Domestic violence victims living in rural and remote communities will receive rental supplements under a provincial government plan for tackling the issue.
But whether Prince George will qualify appears in doubt.
According to the plan, released by Children and Family Development Minister Stephanie Cadieux, victims seeking to move out of abusive relationships are facing a squeeze on affordable housing, "especially in rural northern communities that get an influx of well-paid trades’ people seeking rental accommodation.
"The demand for rentals increase the cost of accommodation, leaving lower income families with children and those fleeing abuse in unsafe or inadequate shelter."
As a result, the ministry will provide rental supplements, but only "in communities where there is limited or no social housing."
Canada Mortgage and Housing Corporation predicts the city's vacancy rate will decline to 3.2 per cent over the coming year from 3.8 per cent in 2013. CMHC also predicts monthly rent for a one-bedroom home will decline by $6 to $670, while rent for a two-bedroom will rise by $5 to $825.
However, Prince George is also home to the Phoenix Transition House, a 16-bed emergency shelter for women and children.

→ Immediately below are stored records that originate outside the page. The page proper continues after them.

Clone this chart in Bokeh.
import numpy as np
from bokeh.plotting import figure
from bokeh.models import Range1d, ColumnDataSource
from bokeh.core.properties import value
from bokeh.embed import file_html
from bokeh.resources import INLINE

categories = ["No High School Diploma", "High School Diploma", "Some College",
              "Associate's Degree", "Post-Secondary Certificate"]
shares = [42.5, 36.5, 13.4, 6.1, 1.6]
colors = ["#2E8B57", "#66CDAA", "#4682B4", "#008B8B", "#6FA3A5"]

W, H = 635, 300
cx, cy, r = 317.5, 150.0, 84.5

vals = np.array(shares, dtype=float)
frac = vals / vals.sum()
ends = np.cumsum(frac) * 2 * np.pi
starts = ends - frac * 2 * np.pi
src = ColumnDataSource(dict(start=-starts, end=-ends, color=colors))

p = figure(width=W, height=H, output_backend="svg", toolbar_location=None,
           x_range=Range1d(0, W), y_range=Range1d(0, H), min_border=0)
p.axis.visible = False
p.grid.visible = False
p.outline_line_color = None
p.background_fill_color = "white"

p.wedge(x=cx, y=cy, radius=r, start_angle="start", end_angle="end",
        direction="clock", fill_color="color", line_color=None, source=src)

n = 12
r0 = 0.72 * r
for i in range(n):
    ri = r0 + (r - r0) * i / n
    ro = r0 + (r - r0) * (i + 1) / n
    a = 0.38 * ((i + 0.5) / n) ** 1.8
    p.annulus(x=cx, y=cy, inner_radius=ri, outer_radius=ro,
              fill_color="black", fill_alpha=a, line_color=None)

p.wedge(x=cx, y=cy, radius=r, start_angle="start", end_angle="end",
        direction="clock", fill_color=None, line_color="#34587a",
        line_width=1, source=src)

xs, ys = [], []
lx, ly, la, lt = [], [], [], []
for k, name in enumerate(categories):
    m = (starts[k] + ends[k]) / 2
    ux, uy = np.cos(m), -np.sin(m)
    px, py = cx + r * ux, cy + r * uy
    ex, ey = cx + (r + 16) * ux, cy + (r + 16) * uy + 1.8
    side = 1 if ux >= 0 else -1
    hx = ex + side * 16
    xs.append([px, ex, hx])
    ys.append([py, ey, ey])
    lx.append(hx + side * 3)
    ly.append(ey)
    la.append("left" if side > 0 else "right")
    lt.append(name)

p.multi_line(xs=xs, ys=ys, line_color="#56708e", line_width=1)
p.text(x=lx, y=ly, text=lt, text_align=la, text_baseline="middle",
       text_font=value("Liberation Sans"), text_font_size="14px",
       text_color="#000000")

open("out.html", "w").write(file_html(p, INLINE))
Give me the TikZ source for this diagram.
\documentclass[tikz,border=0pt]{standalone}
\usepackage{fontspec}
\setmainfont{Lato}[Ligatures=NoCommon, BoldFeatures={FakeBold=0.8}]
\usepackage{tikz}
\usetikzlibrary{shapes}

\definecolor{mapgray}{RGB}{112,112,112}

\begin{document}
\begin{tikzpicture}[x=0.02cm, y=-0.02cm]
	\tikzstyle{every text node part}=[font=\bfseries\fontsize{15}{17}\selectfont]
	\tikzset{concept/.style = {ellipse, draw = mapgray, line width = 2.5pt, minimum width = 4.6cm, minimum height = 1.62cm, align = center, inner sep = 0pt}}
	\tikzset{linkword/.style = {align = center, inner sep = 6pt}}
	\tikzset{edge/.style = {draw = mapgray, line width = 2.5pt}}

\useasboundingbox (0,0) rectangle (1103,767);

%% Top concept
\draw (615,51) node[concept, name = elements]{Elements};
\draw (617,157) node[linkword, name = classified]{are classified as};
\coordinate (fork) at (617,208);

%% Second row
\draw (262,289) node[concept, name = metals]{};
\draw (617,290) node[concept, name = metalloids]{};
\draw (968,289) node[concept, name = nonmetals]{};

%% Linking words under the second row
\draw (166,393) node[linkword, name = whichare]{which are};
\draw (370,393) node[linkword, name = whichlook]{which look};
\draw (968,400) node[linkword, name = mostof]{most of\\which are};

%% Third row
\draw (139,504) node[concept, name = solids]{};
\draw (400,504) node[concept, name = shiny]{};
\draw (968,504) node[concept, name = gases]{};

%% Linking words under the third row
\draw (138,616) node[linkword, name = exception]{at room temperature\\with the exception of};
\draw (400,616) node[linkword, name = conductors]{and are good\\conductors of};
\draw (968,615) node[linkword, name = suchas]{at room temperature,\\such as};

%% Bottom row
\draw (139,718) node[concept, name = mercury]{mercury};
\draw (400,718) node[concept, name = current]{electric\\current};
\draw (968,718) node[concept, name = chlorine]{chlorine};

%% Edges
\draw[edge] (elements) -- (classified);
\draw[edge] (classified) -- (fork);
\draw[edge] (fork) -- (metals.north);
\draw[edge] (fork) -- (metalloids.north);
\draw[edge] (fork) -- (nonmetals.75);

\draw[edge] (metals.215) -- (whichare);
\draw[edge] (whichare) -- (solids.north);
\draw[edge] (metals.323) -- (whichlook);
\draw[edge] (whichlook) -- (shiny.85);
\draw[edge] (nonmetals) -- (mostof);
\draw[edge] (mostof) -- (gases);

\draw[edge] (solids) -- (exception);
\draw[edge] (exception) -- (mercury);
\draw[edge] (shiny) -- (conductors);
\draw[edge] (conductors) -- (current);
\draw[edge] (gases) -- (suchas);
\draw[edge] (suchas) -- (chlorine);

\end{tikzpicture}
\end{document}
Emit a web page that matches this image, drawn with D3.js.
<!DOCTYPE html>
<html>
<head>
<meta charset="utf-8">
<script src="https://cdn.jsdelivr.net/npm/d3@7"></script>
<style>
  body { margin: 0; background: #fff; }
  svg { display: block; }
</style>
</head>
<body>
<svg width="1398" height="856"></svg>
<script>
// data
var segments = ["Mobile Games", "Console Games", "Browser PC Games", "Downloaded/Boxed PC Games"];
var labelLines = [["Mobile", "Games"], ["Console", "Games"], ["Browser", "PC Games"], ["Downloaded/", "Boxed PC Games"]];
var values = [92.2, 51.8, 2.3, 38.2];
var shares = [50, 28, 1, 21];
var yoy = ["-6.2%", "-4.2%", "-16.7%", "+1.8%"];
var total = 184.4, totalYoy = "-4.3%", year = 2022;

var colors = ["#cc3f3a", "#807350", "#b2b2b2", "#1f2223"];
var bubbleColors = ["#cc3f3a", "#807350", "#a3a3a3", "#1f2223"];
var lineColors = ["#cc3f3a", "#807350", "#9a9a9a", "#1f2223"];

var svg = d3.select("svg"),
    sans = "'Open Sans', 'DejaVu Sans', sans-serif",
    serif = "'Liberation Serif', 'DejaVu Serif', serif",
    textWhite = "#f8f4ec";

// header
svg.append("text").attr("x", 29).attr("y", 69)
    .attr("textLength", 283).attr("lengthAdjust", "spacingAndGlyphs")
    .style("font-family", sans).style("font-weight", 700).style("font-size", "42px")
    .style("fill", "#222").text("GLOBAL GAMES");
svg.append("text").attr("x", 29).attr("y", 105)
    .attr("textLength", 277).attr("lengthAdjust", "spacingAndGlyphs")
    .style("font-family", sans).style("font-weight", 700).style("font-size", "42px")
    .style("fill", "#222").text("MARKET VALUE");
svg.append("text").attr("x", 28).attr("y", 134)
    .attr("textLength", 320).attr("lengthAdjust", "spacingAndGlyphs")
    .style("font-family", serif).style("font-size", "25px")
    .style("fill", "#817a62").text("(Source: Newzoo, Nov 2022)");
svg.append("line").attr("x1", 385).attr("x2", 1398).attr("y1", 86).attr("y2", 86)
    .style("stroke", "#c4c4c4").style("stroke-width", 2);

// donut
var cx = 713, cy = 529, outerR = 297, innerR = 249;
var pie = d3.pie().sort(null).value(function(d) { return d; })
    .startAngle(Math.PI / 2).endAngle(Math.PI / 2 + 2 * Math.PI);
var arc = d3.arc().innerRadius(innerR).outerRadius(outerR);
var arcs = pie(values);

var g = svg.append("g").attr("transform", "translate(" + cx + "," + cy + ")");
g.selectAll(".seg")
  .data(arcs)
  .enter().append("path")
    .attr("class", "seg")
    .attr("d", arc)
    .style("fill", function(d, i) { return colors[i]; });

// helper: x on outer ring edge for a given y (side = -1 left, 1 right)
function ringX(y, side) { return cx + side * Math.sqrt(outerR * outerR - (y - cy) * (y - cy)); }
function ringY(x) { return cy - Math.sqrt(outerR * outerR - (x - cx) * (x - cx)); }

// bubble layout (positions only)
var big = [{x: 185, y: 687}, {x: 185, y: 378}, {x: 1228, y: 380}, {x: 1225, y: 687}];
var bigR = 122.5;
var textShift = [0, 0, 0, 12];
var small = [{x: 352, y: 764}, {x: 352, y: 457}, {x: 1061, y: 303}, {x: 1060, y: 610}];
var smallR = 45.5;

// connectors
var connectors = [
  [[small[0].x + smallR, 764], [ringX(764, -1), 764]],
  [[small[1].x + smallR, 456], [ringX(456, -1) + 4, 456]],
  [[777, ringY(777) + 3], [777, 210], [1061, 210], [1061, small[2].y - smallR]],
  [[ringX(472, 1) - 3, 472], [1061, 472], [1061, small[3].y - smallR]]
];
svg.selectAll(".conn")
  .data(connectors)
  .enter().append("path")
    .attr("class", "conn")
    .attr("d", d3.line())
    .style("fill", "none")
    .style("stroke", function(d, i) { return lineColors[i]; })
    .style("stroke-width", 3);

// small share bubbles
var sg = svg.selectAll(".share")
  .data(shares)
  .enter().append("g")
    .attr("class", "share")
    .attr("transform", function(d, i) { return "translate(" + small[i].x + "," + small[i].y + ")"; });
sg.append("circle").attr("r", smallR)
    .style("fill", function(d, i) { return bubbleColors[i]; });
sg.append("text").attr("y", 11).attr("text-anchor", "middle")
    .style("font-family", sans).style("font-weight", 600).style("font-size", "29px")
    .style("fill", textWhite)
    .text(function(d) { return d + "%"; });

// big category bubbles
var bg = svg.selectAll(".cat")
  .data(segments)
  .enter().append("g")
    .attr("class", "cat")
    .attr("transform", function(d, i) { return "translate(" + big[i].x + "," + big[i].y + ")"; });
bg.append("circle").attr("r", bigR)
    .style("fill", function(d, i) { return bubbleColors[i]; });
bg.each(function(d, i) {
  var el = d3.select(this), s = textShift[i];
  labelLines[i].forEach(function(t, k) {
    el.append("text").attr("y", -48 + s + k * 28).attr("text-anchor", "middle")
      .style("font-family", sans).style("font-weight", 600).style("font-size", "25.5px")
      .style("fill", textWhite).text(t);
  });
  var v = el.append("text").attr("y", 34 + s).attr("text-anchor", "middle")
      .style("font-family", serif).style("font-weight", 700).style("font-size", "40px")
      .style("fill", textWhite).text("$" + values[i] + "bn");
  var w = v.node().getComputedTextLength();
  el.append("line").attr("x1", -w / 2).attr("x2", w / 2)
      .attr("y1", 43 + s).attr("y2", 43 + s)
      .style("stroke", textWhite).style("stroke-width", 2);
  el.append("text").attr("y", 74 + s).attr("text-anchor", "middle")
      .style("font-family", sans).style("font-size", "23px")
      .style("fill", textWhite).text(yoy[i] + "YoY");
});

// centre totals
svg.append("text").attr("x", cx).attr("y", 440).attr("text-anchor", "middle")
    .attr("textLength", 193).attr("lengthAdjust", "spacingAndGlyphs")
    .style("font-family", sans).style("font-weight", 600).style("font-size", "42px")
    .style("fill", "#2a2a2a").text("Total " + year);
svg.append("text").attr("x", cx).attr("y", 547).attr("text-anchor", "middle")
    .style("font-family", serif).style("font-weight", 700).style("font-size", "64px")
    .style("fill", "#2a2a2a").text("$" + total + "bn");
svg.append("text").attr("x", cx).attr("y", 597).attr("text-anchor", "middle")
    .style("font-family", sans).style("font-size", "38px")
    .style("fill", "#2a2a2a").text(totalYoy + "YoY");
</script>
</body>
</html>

In 2012, more than 420 women and children spent at least one night at the facility.
In 2013, Prince George RCMP opened files on 228 domestic assaults.
Increased funding to cover the transportation costs of survivors and children to get to medical, income assistance and counselling appointments and to court appearances as well as to safety in another community are also included in the plan.
According to a ministry press release, $1.5 million will go to "direct supports to women and children for housing and transportation in rural and remote communities."
Details for the initiatives set out in the three-year plan are still to be worked out.
"The first year of the provincial domestic violence plan is an organizational phase," a ministry official said in an e-mail.
"In the coming months, the Provincial Office of Domestic Violence will be working with community and government partners to plan and work out the specific details of those initiatives, including the strategy to provide rental supplements for victims and survivors who live in rural and remote communities that have housing challenges."
The plan also calls for "development of a framework for domestic violence courts," as well as expanded family legal aid services and, on a test basis, expanded criminal duty counsel.